Same applies throughout the history of architecture. Even at the peak of the International Style the highest end building were dripping in decoration. You may not see it as decoration yourself, but the Cor-Ten on the Daley Center in Chicago is not just structural. It is specifically chosen to look a certain way and appear ultra strong and powerful. There is a distinct aesthetic, informed by the structure of the building itself, but expressed explicitly through the "decorative" way in which the steel was constructed and the way the corners were finished, and the way in which the glass meets the plaza, and the way in which the granite of the plaza matches and complements the steel and glass. If they didn't decorate it, it would just be a box made of the cheapest available materials with a large concrete plaza. But they did decorate it, they just used materials that you don't consider to be decorative, in a decorative manner. And to that I say, wood was not originally decorative, but someone found out how to carve it. Stone was not originally decorative, but someone decided to start making ionic columns with it. Brick was not originally decorative until someone decided to lay it in fancy patterns. And, in 1850, steel and glass were not decorative until Mies and others came along and used it as decoration.
So I say that, if those row homes are "traditional", then Daley Plaza and 860-880 LSD must be traditional as well because they are just as decorative. Of course not all modern buildings are so delicately detailed, but neither were all old buildings like my house. That's because 860-880 was the Victorian home of its day while the bland concrete boxes that line LSD were the workers cottages of their day. So if I take your definition that is the conclusion that I come to and it says nothing about modernism since the pinnacle modernist buildings were clearly traditional.

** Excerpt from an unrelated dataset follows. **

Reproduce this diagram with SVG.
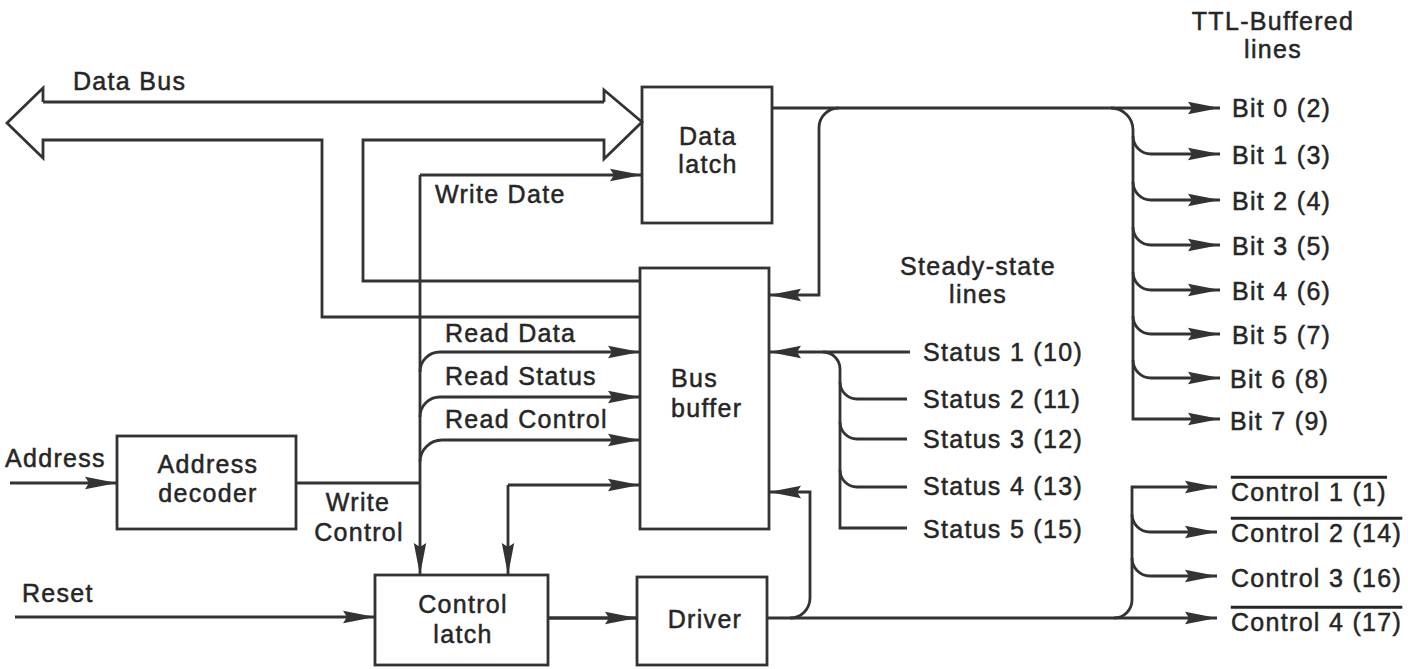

I leave you with a picture of one of the most decorative buildings around, the Inland Steel Building:
columbia.edu
Inland Steel is covered in stainless steel panels which cost fantastically more to fabricate that just about any other logical material that could be used to clad a building. The green glass was also more expensive and chosen to complement the steel. The columns and spandrels that jut out are also decorative and add expense. The cantilevered floor plates at the end of the building are also purely decorative. When you total up all these extra expenses, something like this couldn't even be built today because it uses such premium finishes. So it may not look decorative to you, but it most certainly is and is decorated to achieve a very specific aesthetic.
On a side note, I also like this picture because it shows the building in context. Such a building looks like a fabulous jewel among ratty old boulders. This radical newness was the goal of the modernists. They wanted to achieve a new aesthetic that would change the way we work and live and its quite clear from pictures like this and the subsequent acceptance of modern design that they were wildly successful in achieving such goals.